NASCAR, you see, has been declining of late, in TV ratings, in attendance, in its general thrust out of the sticks and into the affections of civilization.

It was the fastest-growing sport since, well, since figure skating was born at the end of a poorly timed whack at Nancy Kerrigan's knee.

There was that most awful of accusations being thrown around, that stock car racing had plateaued, not that you would hear a word like plateau in a NASCAR pit unless it had something to do with shoes.

How did baseball win back its fans after its labor foolishness abolished the '94 World Series? Why, it juiced its players to hit home runs and boasted that chicks dig the long ball.
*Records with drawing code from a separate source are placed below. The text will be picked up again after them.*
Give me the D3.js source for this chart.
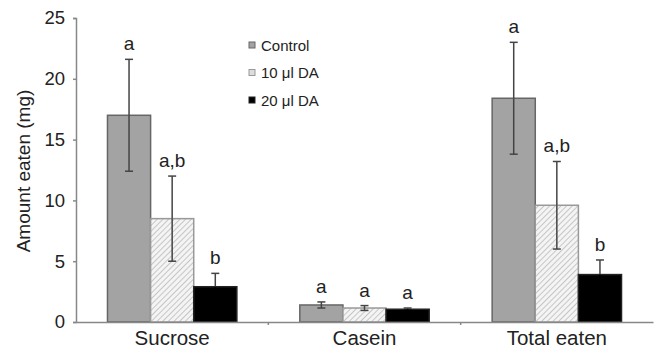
<!DOCTYPE html>
<html>
<head>
<meta charset="utf-8">
<script src="https://cdn.jsdelivr.net/npm/d3@7"></script>
<style>
body{margin:0;background:#fff;}
svg{font-family:"Liberation Sans",Arial,sans-serif;}
</style>
</head>
<body>
<svg id="chart" width="658" height="351"></svg>
<script>
var categories = ["Sucrose","Casein","Total eaten"];
var series = ["Control","10 \u03bcl DA","20 \u03bcl DA"];
var means = [[17.0,8.5,2.9],[1.4,1.15,1.05],[18.4,9.6,3.9]];
var errs = [[4.6,3.5,1.1],[0.25,0.2,0.1],[4.6,3.6,1.2]];
var letters = [["a","a,b","b"],["a","a","a"],["a","a,b","b"]];
var yTicks = [0,5,10,15,20,25];

var svg = d3.select("#chart");
var mLeft=76, mRight=653, mTop=18, mBottom=322;

// motif hachuré pour 10 ul
var defs = svg.append("defs");
var pat = defs.append("pattern").attr("id","hatch").attr("patternUnits","userSpaceOnUse")
    .attr("width",4).attr("height",4).attr("patternTransform","rotate(45)");
pat.append("rect").attr("width",4).attr("height",4).attr("fill","#f4f4f4");
pat.append("line").attr("x1",0).attr("y1",0).attr("x2",0).attr("y2",4).attr("stroke","#a8a8a8").attr("stroke-width",1.2);

var fills = ["#a3a3a3","url(#hatch)","#000"];
var strokes = ["#666","#999","#222"];

var x = d3.scaleBand().domain(categories).range([mLeft,mRight]).paddingInner(0).paddingOuter(0);
var xs = d3.scaleBand().domain(series).range([0,x.bandwidth()]).paddingOuter(0.73).paddingInner(0);
var y = d3.scaleLinear().domain([0,25]).range([mBottom,mTop]);

// axe y
var yAxis = svg.append("g").attr("transform","translate("+mLeft+",0)")
    .call(d3.axisLeft(y).tickValues(yTicks).tickSize(3).tickPadding(8));
yAxis.select(".domain").attr("stroke","#888").attr("stroke-width",1.5);
yAxis.selectAll(".tick line").attr("stroke","#888").attr("stroke-width",1.5);
yAxis.selectAll("text").attr("font-size",18.5).attr("fill","#222").style("font-family","Liberation Sans, Arial, sans-serif");

svg.append("text").attr("transform","translate(30,"+((mTop+mBottom)/2+1)+") rotate(-90)")
    .attr("text-anchor","middle").attr("font-size",19).attr("fill","#222").text("Amount eaten (mg)");

// barres
categories.forEach(function(c,i){
    var g = svg.append("g").attr("transform","translate("+x(c)+",0)");
    series.forEach(function(s,j){
        var v = means[i][j], e = errs[i][j];
        var bx = xs(s), bw = xs.bandwidth();
        g.append("rect").attr("x",bx).attr("y",y(v)).attr("width",bw).attr("height",y(0)-y(v))
            .attr("fill",fills[j]).attr("stroke",strokes[j]).attr("stroke-width",1.5);
        var cx = bx+bw/2;
        var ec = "#444";
        var ecIn = j==2 ? "#000" : "#444"; // dans la barre noire on ne voit rien
        g.append("line").attr("x1",cx).attr("x2",cx).attr("y1",y(v+e)).attr("y2",y(v)).attr("stroke",ec).attr("stroke-width",1.5);
        g.append("line").attr("x1",cx).attr("x2",cx).attr("y1",y(v)).attr("y2",y(v-e)).attr("stroke",ecIn).attr("stroke-width",1.5);
        g.append("line").attr("x1",cx-4).attr("x2",cx+4).attr("y1",y(v+e)).attr("y2",y(v+e)).attr("stroke",ec).attr("stroke-width",1.5);
        g.append("line").attr("x1",cx-4).attr("x2",cx+4).attr("y1",y(v-e)).attr("y2",y(v-e)).attr("stroke",ecIn).attr("stroke-width",1.5);
        g.append("text").attr("x",cx).attr("y",y(v+e)-9).attr("text-anchor","middle")
            .attr("font-size",19).attr("fill","#222").text(letters[i][j]);
    });
});

// axe x
var xAxis = svg.append("g").attr("transform","translate(0,"+mBottom+")")
    .call(d3.axisBottom(x).tickSize(0).tickPadding(8));
xAxis.select(".domain").attr("stroke","#888").attr("stroke-width",1.5);
xAxis.selectAll("text").attr("font-size",20.5).attr("fill","#222").style("font-family","Liberation Sans, Arial, sans-serif");
// petites graduations entre catégories
[1,2].forEach(function(k){
    var xx = mLeft + k*x.bandwidth();
    svg.append("line").attr("x1",xx).attr("x2",xx).attr("y1",mBottom).attr("y2",mBottom+3).attr("stroke","#888").attr("stroke-width",1.5);
});

// légende
var leg = svg.append("g").attr("transform","translate(249,45)");
series.forEach(function(s,j){
    var ly = j*27.5;
    leg.append("rect").attr("x",0).attr("y",ly-3).attr("width",6).attr("height",6)
        .attr("fill",j==1?"#ddd":fills[j]).attr("stroke",strokes[j]).attr("stroke-width",1);
    leg.append("text").attr("x",12).attr("y",ly+5.5).attr("font-size",15).attr("fill","#222").text(s);
});
</script>
</body>
</html>
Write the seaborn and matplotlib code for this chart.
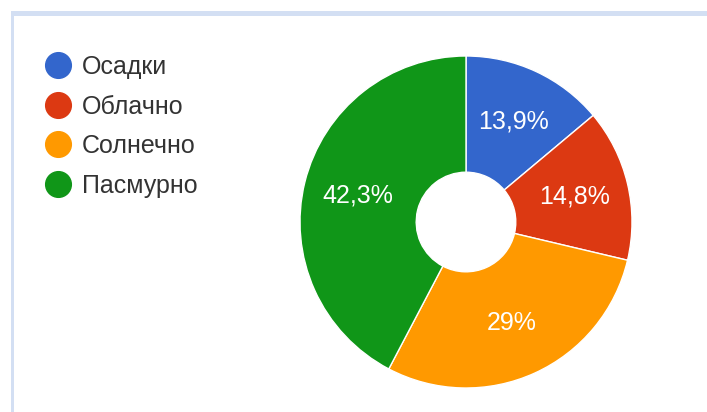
import matplotlib
matplotlib.use("Agg")
import matplotlib.pyplot as plt
import seaborn as sns
from matplotlib.lines import Line2D
from matplotlib.patches import Rectangle

# =========================
# DONNÉES
# =========================
categories = ["Осадки", "Облачно", "Солнечно", "Пасмурно"]
values = [13.9, 14.8, 29.0, 42.3]
value_labels = ["13,9%", "14,8%", "29%", "42,3%"]
colors = ["#3366cc", "#dc3912", "#ff9900", "#109618"]

sns.set_theme(style="white")
plt.rcParams["font.family"] = ["Liberation Sans", "DejaVu Sans"]

W, H = 707, 412
fig = plt.figure(figsize=(W / 100, H / 100), dpi=100)

# cadre bleu clair (haut + gauche)
fig.add_artist(Rectangle((11 / W, 1 - 16 / H), 1, 5 / H, transform=fig.transFigure,
                         color="#d3dff3", lw=0))
fig.add_artist(Rectangle((11 / W, 0), 3 / W, 1 - 11 / H, transform=fig.transFigure,
                         color="#d3dff3", lw=0))

# =========================
# DONUT
# =========================
cx, cy, r = 466, 222, 166
ax = fig.add_axes([(cx - r) / W, (H - cy - r) / H, 2 * r / W, 2 * r / H])
wedges, texts = ax.pie(
    values,
    colors=colors,
    startangle=90,
    counterclock=False,
    labels=value_labels,
    labeldistance=0.67,
    wedgeprops=dict(width=1 - 0.3, edgecolor="white", linewidth=1),
    textprops=dict(color="white", fontsize=18, ha="center", va="center"),
)
ax.set_xlim(-1, 1)
ax.set_ylim(-1, 1)
ax.axis("off")

# =========================
# LÉGENDE
# =========================
handles = [
    Line2D([0], [0], marker="o", linestyle="", markersize=18.5,
           markerfacecolor=c, markeredgecolor=c)
    for c in colors
]
fig.legend(
    handles, categories,
    loc="upper left",
    bbox_to_anchor=(45.5 / W, 1 - 55 / H),
    frameon=False,
    fontsize=18,
    labelcolor="#333333",
    handlelength=1.0,
    handletextpad=0.46,
    labelspacing=0.62,
    borderpad=0,
    borderaxespad=0,
)

fig.savefig("out.png", dpi=100)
Football players must be bigger and faster and hit harder every year and if they get caught, why, just give them a month's vacation and still let them play in the Pro Bowl. Or if they are under house arrest, let them play in the Super Bowl.

Is NASCAR any less committed than soccer, where passions are so riled that games are played in empty stadiums for safety?

Stock car racing has a grand tradition of cheating, all sorts of chicanery, not that you would hear the word chicanery in a NASCAR pit unless it had something to do with coffee.

It does not matter exactly what they did, or even if we understand how holes in wheel wells make a car go faster. What we know is they are trying and working with what they have.

You just have to keep up. Nobody cheats in tennis any more, or maybe ever, and see what has become of that.

Golf? Without Tiger Woods it is just a parade of ciphers in shirts that don't fit.

No, the important thing is, we know NASCAR cares enough to cheat, just like real sports.